━━━━━ DATA PROVIDED

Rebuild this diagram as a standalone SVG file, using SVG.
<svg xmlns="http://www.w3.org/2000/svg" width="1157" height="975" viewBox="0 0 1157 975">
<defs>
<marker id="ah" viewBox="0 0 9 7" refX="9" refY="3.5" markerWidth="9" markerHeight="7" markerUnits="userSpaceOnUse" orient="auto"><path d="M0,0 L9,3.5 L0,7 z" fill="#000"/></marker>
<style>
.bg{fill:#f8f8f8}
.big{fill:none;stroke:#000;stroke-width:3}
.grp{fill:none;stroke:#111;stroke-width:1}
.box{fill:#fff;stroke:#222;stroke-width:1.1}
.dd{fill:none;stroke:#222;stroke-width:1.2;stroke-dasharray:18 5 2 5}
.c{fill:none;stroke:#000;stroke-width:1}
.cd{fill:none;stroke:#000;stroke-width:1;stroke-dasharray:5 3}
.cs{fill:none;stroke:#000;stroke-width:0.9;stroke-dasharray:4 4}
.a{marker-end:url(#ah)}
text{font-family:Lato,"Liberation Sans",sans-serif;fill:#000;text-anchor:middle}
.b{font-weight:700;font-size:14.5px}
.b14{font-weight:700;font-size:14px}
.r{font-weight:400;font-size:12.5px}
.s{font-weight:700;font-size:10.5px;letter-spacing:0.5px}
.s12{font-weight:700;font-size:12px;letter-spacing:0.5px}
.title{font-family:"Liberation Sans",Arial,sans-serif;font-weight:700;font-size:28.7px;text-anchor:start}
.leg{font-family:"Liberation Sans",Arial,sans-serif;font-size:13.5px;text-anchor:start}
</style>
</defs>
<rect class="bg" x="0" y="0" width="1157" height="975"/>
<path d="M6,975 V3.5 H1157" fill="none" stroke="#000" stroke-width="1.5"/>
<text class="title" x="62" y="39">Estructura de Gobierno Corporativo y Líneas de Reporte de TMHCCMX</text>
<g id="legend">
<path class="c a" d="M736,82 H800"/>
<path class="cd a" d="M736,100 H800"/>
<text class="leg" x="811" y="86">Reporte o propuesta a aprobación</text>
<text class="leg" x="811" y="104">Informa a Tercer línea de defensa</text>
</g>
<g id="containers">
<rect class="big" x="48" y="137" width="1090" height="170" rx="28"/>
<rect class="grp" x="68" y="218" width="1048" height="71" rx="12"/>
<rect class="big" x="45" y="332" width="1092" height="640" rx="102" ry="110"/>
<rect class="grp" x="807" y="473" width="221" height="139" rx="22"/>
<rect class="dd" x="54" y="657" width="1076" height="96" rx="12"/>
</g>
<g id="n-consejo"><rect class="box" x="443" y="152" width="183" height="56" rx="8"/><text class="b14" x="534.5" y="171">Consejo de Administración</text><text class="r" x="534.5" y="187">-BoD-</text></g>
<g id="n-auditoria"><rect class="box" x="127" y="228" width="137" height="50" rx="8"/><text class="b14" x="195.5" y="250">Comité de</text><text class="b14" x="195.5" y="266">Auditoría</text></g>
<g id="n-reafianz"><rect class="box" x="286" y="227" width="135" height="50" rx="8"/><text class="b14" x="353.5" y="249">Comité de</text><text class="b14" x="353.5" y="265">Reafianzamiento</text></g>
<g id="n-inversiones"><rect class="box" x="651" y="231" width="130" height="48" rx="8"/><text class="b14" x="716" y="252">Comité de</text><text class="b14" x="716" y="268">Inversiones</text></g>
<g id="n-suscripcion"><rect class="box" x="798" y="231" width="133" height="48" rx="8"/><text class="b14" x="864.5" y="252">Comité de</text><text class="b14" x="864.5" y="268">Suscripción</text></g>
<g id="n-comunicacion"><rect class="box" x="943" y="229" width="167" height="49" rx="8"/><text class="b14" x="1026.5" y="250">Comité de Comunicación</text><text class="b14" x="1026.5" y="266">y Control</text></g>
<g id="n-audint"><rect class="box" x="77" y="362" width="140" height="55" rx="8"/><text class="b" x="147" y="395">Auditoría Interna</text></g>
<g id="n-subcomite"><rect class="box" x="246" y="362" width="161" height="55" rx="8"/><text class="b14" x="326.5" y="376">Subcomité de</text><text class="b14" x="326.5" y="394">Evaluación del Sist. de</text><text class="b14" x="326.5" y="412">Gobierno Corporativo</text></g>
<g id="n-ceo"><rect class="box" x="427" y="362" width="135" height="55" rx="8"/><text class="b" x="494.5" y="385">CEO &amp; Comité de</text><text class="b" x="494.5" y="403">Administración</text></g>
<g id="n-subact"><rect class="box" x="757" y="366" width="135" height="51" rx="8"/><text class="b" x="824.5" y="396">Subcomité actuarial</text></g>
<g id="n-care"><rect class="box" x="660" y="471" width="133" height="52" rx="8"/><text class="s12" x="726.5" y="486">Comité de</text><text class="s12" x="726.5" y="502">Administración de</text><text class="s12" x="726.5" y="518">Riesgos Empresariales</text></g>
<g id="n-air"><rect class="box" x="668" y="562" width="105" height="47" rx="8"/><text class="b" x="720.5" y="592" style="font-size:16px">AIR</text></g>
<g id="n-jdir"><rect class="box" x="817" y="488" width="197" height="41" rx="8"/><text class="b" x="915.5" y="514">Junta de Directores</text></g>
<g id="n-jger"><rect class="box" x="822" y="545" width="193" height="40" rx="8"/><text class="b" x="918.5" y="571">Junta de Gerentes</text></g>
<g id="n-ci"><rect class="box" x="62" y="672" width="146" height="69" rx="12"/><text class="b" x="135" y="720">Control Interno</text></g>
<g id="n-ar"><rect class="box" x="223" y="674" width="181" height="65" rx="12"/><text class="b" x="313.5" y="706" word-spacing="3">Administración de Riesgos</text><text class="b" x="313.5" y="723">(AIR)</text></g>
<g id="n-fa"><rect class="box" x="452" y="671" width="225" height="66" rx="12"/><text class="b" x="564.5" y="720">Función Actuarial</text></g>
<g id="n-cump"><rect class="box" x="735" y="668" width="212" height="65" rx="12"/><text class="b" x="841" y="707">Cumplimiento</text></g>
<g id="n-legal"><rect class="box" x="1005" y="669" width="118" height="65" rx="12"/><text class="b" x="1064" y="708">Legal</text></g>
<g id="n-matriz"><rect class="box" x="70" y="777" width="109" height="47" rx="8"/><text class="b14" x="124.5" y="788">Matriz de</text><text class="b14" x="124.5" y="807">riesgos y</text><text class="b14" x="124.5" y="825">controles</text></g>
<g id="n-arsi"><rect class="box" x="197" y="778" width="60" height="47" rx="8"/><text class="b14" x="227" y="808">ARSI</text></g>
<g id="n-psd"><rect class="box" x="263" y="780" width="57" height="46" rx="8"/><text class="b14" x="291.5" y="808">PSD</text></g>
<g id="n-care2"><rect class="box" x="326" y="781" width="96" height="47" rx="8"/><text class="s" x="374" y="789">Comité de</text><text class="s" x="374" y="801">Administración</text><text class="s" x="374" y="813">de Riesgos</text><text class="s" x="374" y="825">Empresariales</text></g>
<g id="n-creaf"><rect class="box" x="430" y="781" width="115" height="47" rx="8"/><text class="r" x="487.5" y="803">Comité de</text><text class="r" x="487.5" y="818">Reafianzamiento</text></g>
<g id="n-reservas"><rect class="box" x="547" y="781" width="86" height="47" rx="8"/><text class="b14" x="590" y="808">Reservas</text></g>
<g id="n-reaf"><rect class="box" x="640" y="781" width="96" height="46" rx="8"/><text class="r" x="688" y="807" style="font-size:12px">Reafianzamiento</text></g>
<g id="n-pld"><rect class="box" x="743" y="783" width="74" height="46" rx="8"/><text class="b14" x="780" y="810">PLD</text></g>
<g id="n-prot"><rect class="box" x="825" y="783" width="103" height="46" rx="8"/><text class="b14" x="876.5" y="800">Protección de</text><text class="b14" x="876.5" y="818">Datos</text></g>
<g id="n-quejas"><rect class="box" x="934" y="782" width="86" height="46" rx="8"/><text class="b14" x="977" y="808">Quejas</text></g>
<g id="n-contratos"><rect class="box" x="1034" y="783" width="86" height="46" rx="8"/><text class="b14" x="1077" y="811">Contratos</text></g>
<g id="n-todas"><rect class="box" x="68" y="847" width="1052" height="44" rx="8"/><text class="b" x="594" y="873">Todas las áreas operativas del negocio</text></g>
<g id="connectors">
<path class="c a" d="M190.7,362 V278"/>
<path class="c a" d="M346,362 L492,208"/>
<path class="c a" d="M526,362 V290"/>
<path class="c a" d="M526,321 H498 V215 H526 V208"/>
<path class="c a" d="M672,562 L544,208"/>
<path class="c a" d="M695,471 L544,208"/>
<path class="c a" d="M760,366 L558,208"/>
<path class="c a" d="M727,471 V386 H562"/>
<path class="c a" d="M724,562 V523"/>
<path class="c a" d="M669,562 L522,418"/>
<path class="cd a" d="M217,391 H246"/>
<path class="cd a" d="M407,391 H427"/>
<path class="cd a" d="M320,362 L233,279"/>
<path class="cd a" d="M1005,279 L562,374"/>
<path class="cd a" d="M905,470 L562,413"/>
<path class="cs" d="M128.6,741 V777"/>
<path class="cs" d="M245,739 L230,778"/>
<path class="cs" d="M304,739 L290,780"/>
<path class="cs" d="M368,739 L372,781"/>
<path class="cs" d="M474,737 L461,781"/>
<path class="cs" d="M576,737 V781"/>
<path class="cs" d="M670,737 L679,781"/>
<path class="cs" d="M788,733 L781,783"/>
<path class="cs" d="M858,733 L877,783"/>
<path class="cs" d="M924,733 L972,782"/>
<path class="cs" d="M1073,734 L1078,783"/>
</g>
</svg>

━━━━━━━━━━
━━━━━ DATA PROVIDED

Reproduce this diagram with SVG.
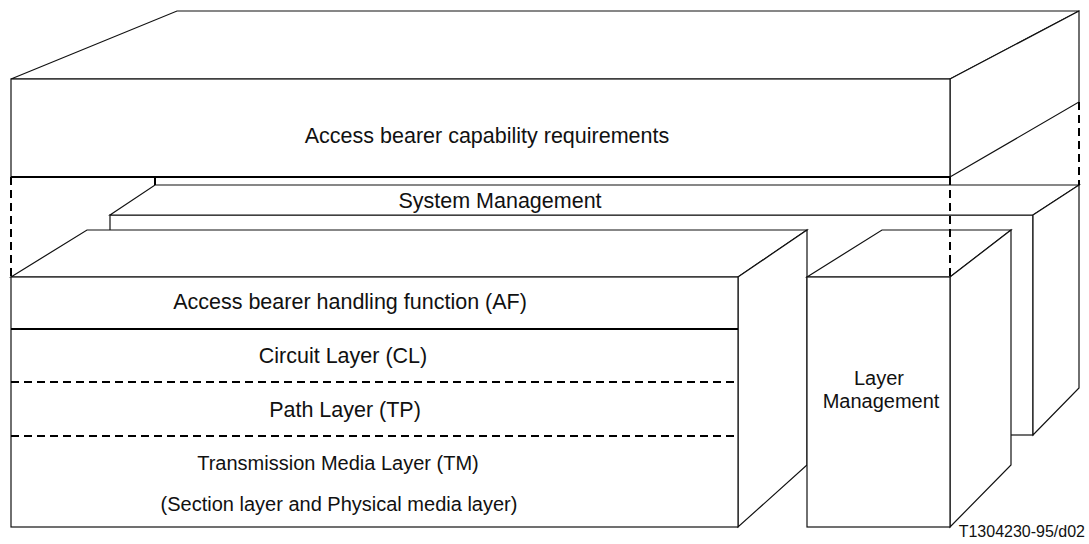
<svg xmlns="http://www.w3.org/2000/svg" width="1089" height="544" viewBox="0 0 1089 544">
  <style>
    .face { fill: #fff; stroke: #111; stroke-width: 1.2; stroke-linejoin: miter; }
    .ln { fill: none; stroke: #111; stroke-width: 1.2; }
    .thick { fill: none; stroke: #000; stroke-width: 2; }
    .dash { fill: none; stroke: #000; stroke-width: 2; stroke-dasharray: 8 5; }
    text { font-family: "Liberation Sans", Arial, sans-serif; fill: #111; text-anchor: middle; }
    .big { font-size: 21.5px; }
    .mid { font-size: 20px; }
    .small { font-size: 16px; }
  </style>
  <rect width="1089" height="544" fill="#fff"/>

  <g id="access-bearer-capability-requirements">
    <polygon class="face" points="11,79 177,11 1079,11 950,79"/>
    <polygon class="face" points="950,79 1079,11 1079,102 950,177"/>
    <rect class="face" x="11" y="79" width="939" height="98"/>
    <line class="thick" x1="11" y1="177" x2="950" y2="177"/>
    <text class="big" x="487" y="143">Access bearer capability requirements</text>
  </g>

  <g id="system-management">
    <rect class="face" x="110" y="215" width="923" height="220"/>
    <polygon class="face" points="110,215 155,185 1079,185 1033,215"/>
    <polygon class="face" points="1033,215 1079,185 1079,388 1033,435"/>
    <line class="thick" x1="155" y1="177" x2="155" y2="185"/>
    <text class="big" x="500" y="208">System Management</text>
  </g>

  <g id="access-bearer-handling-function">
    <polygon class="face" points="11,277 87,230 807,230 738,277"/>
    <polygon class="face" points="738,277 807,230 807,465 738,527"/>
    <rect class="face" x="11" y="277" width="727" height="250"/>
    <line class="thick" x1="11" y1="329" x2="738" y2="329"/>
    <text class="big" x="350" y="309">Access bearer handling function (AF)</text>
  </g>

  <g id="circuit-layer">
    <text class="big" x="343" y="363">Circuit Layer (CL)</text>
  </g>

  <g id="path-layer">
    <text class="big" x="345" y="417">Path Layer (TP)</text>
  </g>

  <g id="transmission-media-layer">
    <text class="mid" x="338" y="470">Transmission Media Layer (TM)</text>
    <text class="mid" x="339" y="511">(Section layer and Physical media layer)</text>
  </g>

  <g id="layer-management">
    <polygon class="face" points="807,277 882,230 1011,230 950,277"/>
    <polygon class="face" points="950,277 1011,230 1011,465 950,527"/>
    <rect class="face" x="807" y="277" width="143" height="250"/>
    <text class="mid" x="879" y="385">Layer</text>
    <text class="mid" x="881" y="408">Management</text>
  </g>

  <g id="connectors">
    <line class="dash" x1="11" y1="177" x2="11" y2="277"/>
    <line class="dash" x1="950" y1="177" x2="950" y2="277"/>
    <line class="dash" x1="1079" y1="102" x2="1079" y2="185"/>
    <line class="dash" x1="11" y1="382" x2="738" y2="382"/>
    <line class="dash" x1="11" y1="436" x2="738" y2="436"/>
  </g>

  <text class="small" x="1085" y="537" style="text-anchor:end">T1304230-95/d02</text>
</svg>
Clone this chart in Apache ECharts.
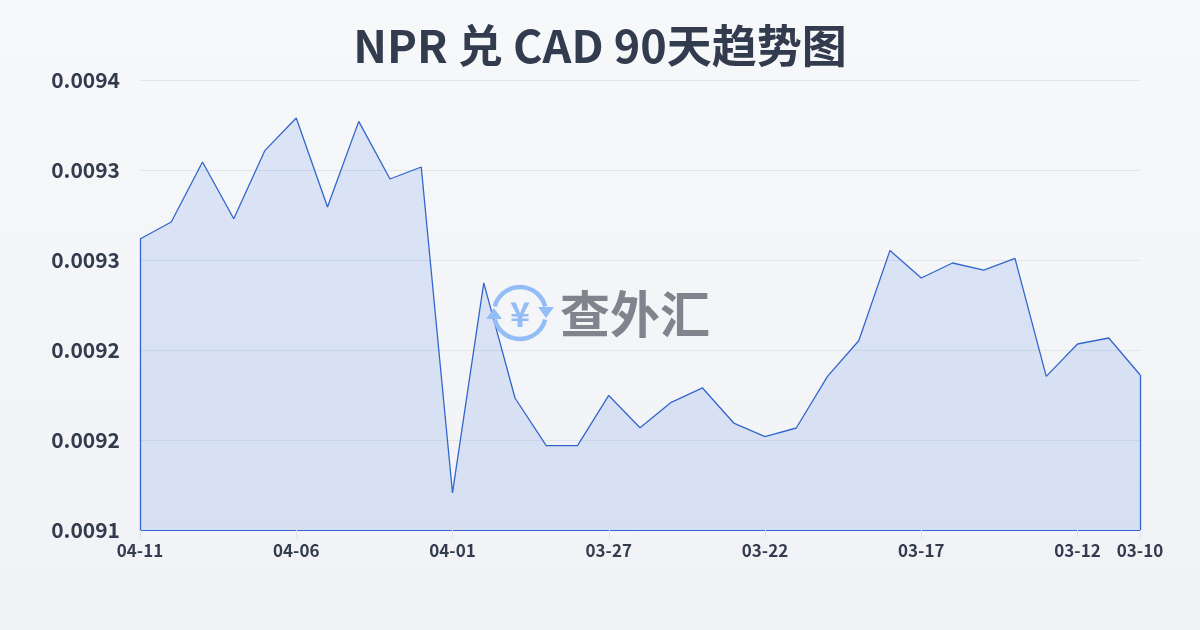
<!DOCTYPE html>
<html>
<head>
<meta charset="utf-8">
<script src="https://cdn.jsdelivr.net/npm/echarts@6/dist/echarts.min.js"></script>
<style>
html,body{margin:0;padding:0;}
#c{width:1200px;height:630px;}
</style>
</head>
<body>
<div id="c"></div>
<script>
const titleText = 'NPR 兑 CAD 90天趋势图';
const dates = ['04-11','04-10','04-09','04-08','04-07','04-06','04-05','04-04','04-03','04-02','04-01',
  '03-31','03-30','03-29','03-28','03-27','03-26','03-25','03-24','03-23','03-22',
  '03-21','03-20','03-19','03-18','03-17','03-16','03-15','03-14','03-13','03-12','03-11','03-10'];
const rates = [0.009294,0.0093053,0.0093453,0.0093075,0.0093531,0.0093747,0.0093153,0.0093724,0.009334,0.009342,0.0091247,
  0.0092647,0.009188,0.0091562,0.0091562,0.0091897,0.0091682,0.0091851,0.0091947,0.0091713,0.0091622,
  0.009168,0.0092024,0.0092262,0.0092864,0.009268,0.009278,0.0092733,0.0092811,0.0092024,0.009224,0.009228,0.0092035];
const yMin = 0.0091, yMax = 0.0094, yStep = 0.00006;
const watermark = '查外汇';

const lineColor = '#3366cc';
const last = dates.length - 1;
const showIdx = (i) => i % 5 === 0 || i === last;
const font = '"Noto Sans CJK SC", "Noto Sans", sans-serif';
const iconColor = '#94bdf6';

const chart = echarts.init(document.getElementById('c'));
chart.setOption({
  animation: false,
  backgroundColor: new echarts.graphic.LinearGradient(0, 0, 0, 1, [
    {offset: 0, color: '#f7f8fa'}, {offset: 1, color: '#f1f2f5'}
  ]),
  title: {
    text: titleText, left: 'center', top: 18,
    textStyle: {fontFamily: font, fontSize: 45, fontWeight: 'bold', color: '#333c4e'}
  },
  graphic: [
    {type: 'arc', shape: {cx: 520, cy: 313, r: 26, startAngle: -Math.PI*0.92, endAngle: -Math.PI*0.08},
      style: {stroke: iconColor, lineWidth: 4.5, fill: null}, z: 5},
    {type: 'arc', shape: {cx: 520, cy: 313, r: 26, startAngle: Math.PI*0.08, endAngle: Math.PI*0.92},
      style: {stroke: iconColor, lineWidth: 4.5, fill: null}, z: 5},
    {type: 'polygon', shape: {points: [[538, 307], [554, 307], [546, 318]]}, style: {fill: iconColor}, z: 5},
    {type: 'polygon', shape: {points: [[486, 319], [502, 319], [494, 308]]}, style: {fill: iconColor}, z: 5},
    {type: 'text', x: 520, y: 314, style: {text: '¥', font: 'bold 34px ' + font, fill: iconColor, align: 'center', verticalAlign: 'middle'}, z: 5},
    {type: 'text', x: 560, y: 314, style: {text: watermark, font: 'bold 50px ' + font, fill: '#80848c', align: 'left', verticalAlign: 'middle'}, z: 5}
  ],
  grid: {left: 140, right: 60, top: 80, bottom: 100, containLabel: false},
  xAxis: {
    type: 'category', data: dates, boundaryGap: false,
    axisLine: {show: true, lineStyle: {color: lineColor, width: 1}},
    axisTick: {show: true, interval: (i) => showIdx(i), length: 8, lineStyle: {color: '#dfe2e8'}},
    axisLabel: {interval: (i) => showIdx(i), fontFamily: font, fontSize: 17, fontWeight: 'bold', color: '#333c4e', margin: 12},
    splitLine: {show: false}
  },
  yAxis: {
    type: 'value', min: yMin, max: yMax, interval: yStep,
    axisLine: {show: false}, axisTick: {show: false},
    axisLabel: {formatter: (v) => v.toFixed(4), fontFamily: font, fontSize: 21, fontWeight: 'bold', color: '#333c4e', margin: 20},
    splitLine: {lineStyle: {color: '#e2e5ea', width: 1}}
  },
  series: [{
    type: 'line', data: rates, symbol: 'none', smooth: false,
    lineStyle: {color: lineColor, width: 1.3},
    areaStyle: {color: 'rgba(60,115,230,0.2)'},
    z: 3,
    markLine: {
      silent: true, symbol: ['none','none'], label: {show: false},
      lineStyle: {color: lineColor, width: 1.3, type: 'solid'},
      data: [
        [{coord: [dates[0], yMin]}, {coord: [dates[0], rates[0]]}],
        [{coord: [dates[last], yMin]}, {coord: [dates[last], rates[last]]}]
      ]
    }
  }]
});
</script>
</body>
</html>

━━━━━━━━━━

Report each line in the data that holds the word "this".

## REPLY:
Rebuild this diagram as a standalone SVG file, using SVG.
Reproduce this diagram with SVG.
Clone this chart in Apache ECharts.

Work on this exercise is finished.